Outstanding Directing For A Miniseries, Movie Or A Dramatic Special: Oh, I don't know. I'm sure The Pacific was great.
Outstanding Directing For A Variety, Music Or Comedy Series: I'll go for The Colbert Report in Iraq.
Outstanding Directing For A Variety, Music Or Comedy Special: Um . . . the Olympics.
Outstanding Directing For Nonfiction Programming: Seen none. Feel obliged to be in favor of Monty Python, just in general.
Outstanding Single-Camera Picture Editing For A Drama Series: Seen none of these specific episodes, so Mad Men, I guess.

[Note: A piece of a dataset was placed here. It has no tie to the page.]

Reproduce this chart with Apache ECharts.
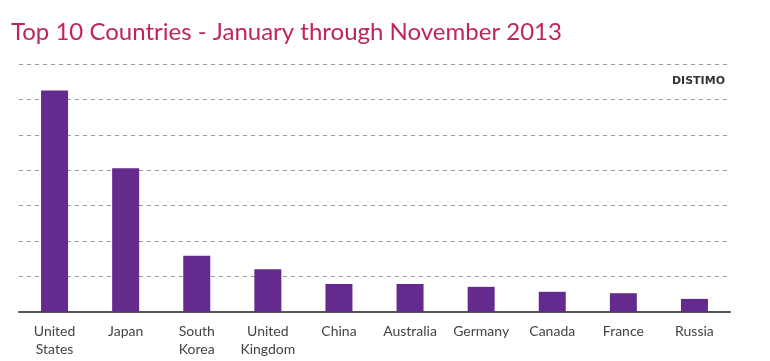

Outstanding Picture Editing For A Comedy Series (Single Or Multi-Camera): Seen none. 30 Rock? I guess?
Outstanding Single-Camera Picture Editing For A Miniseries Or A Movie: Seen none, but heck, The Pacific looks like I'd like it!
Outstanding Short-Form Picture Editing: John Hughes tribute!
Outstanding Picture Editing For A Special (Single Or Multi-Camera): Seen none, but hey, I like the Rock and Roll Hall of Fame in general!
Outstanding Picture Editing For Nonfiction Programming: Seen none. I suppose I'll stick with America: The Story of Us.
Outstanding Picture Editing For Reality Programming: Seen none. Meh. Top Chef? Sure.
Outstanding Hairstyling For A Single-Camera Series: Hey, look, Castle! Wheee! I would put one of the Vampire Diaries flashback episodes on this list.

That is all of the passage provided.